2003 intelligence reports predicted violence in Iraq

2003 intelligence reports predicted violence in Iraq
By Walter Pincus
Copyright © 2007, Chicago Tribune and The Washington Post
Published May 20, 2007

WASHINGTON -- Two intelligence assessments from January 2003 predicted that the overthrow of Saddam Hussein and subsequent U.S. occupation of Iraq could lead to internal violence and provide a boost to Islamic extremists and terrorists in the region, according to congressional sources and former intelligence officials familiar with the prewar studies.

The two assessments, titled "Principal Challenges in Post-Saddam Iraq" and "Regional Consequences of Regime Change in Iraq," were produced by the National Intelligence Council and will be a major part of the Senate Select Committee on Intelligence's long-awaited Phase II report on prewar intelligence assessments about Iraq. The assessments were delivered to the White House and to congressional intelligence committees before the war started.

The assessment on post-Hussein Iraq included judgments that while Iraq was unlikely to split apart, there was a significant chance that domestic groups would fight each other and that ex-regime military elements could merge with terrorist groups to battle any new government.

It even talks of guerrilla warfare, according to congressional sources and former intelligence officials.

The second NIC assessment discussed "political Islam being boosted and the war being exploited by terrorists and extremists elsewhere in the region," one former senior analyst said. It also suggested that fear of U.S. military dominance and occupation of a Middle East country -- one sacred to Islam -- would attract foreign Islamic fighters to the area.

The NIC assessments paint "a very sobering and, as it has turned out, mostly accurate picture of the aftermath of the invasion," according to a former senior intelligence officer familiar with the studies.

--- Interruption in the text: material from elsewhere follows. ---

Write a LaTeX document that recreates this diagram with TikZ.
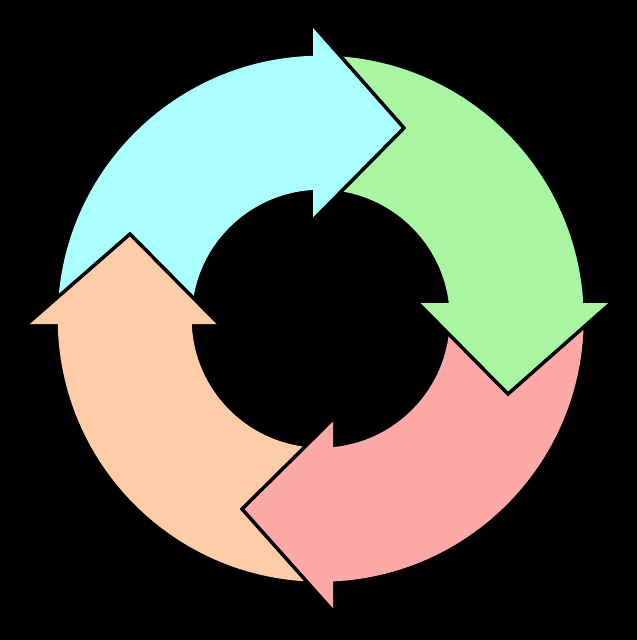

He sought anonymity because he is not authorized to speak about still-classified assessments.

The former senior official said that after the NIC papers were distributed to senior government officials, he was told by one CIA briefer that a senior Defense Department official had said they were "too negative" and that the papers "did not see the possibilities" the removal of Hussein would present.

In his book, "At the Center of the Storm," former CIA Director George Tenet wrote that the NIC assessments on Iraq said that "Iraqi political culture is so imbued with norms alien to the democratic experience ... that it may resist the most vigorous and prolonged democratic treatments."